I look at my friend, trying to decide what to tell her. I want her to know what she will never learn in childbirth classes. I want to tell her that the physical wounds of childbirth heal, but that becoming a mother will leave her with an emotional wound so raw that she will be forever vulnerable.
I consider warning her that she will never read a newspaper again without asking “What if that had been my child?” That every plane crash, every fire will haunt her. That when she sees pictures of starving children, she will look at the mothers and wonder if anything could be worse than watching your child die.
I look at her carefully manicured nails and stylish suit and think she should know that no matter how sophisticated she is, becoming a mother will immediately reduce her to the primitive level. That a slightly urgent call of “Mom!” will cause her to drop her best crystal without a moment’s hesitation.
I feel I should warn her that no matter how many years she has invested in her career, she will be professionally derailed by motherhood. She might successfully arrange for child care, but one day she will be waiting to go into an important business meeting, and she will think about her baby’s sweet smell. She will have to use every ounce of discipline to keep from running home, just to make sure he is all right.
I want my friend to know that everyday routine decisions will no longer be routine.

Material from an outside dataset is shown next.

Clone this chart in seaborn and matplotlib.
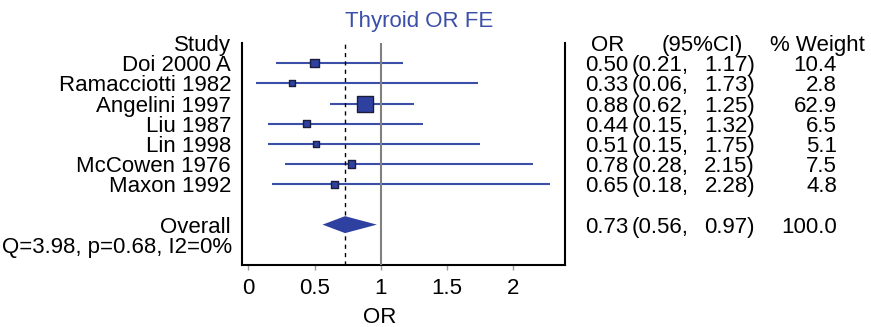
import matplotlib
matplotlib.use("Agg")
import matplotlib.pyplot as plt
import numpy as np
import pandas as pd
import seaborn as sns

# ---------------- data ----------------
studies = ["Doi 2000 A", "Ramacciotti 1982", "Angelini 1997", "Liu 1987",
           "Lin 1998", "McCowen 1976", "Maxon 1992"]
or_vals = [0.50, 0.33, 0.88, 0.44, 0.51, 0.78, 0.65]
ci_low = [0.21, 0.06, 0.62, 0.15, 0.15, 0.28, 0.18]
ci_high = [1.17, 1.73, 1.25, 1.32, 1.75, 2.15, 2.28]
weights = [10.4, 2.8, 62.9, 6.5, 5.1, 7.5, 4.8]
overall_or = 0.73
overall_low = 0.56
overall_high = 0.97
overall_weight = 100.0
het_text = "Q=3.98, p=0.68, I2=0%"
title = "Thyroid OR FE"
x_ticks = [0, 0.5, 1, 1.5, 2]
x_ticklabels = ["0", "0.5", "1", "1.5", "2"]

# ---------------- style ----------------
sns.set_theme(style="white")
plt.rcParams["font.family"] = ["Liberation Sans", "DejaVu Sans"]
plt.rcParams["text.color"] = "black"
plt.rcParams["axes.labelcolor"] = "black"
FS = 16.0
BLUE_LINE = "#3b4ea8"
BLUE_FILL = "#2e41a0"
EDGE = "#1a1d3c"
W, H = 871, 327

fig = plt.figure(figsize=(W / 100, H / 100), dpi=100)
ax = fig.add_axes([241.7 / W, 1 - 265 / H, (565 - 241.7) / W, (265 - 43) / H])

rows = np.arange(1, len(studies) + 1)
overall_row = len(studies) + 2
het_row = overall_row + 1

df = pd.DataFrame({"study": studies, "OR": or_vals, "lo": ci_low, "hi": ci_high,
                   "w": weights, "row": rows})
side_px = 3 + 1.65 * np.sqrt(df["w"])
df["area"] = (side_px * 0.72) ** 2

# CI lines
ax.hlines(df["row"], df["lo"], df["hi"], color=BLUE_LINE, lw=1.5, zorder=2)
# reference lines
ax.axvline(1, color="#808080", lw=1.5, zorder=3)
ax.axvline(overall_or, color="black", lw=1.0, ls=(0, (3, 3)), zorder=3)
# study squares
sns.scatterplot(data=df, x="OR", y="row", size="area",
                sizes=(df["area"].min(), df["area"].max()),
                marker="s", color=BLUE_FILL, edgecolor=EDGE, linewidth=1.0,
                legend=False, ax=ax, zorder=5)
# overall diamond
dh = 0.42
ax.fill([overall_low, overall_or, overall_high, overall_or],
        [overall_row, overall_row - dh, overall_row, overall_row + dh],
        color=BLUE_FILL, lw=0, zorder=4)

ax.set_xlim(-0.05, 2.39)
ax.set_ylim(11, 0)
ax.set_xticks(x_ticks)
ax.set_xticklabels(x_ticklabels)
ax.set_yticks([])
ax.tick_params(axis="x", bottom=True, length=3.5, width=1, color="#9a9a9a",
               labelsize=FS, pad=5.5, labelcolor="black")
for side in ["left", "right", "bottom"]:
    ax.spines[side].set_visible(True)
    ax.spines[side].set_color("black")
    ax.spines[side].set_linewidth(1.5)
ax.spines["top"].set_visible(False)
ax.set_ylabel("")
ax.set_xlabel("OR", fontsize=FS, color="black")
ax.xaxis.label.set_va("baseline")
ax.xaxis.set_label_coords((380 - 241.7) / (565 - 241.7), (265 - 323) / (265 - 43))


def put(xpx, row, s, ha="left", color="black"):
    ax.annotate(s, xy=(xpx / W, row + 0.4), xycoords=("figure fraction", "data"),
                ha=ha, va="baseline", fontsize=FS, color=color,
                annotation_clip=False)


# left labels
put(231, 0, "Study", ha="right")
for r, s in zip(rows, studies):
    put(231, r, s, ha="right")
put(231, overall_row, "Overall", ha="right")
put(232, het_row, het_text, ha="right")

# right columns
put(608, 0, "OR", ha="center")
put(702, 0, "(95%CI)", ha="center")
put(817, 0, "% Weight", ha="center")
for r, o, lo, hi, w in zip(rows, or_vals, ci_low, ci_high, weights):
    put(628, r, f"{o:.2f}", ha="right")
    put(632, r, f"({lo:.2f},", ha="left")
    put(755, r, f"{hi:.2f})", ha="right")
    put(837, r, f"{w:.1f}", ha="right")
put(628, overall_row, f"{overall_or:.2f}", ha="right")
put(632, overall_row, f"({overall_low:.2f},", ha="left")
put(755, overall_row, f"{overall_high:.2f})", ha="right")
put(837, overall_row, f"{overall_weight:.1f}", ha="right")

fig.text(419 / W, 1 - 27 / H, title, ha="center", va="baseline",
         fontsize=FS, color=BLUE_LINE)

fig.savefig("out.png", dpi=100)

That a visit to McDonald’s and a five year old boy’s desire to go to the men’s room rather than the women’s room will become a major dilemma. That right there, in the midst of clattering trays and screaming children, issues of independence and gender identity will be weighed against the prospect that danger may be lurking in the rest room.
I want her to know that however decisive she may be at the office, she will second-guess herself constantly as a mother. Looking at my attractive friend, I want to assure her that eventually she will shed the pounds of pregnancy, but will never feel the same about herself. That her life, now so important, will be of less value to her once she has a child. That she would give it up in a moment to save her offspring, but will also begin to hope for more years, not so much to accomplish her own dreams, but to watch her child accomplish his.
I want her to know that a cesarean scar or stretch marks will become badges of honor.
My friend’s relationship with her husband will change, but not in the ways she thinks. I wish she could understand how much more you can love a man who is always careful to powder the baby or who never hesitates to play with his son. I think she should know that she will fall in love with her husband again for reasons she would never have imagined.
I wish my modern friend could sense the bond she will feel with other women throughout history who have tried desperately to stop war and prejudice and drunk driving.
I want to describe to my friend the exhilaration of seeing your son learn to hit a baseball. I want to capture for her the laugh of a baby who is touching the soft fur of a dog for the first time. I want her to taste the joy that is so real that it hurts.
My friend’s quizzical look makes me realize that tears have formed in my eyes.
“You’ll never regret it,” I say finally.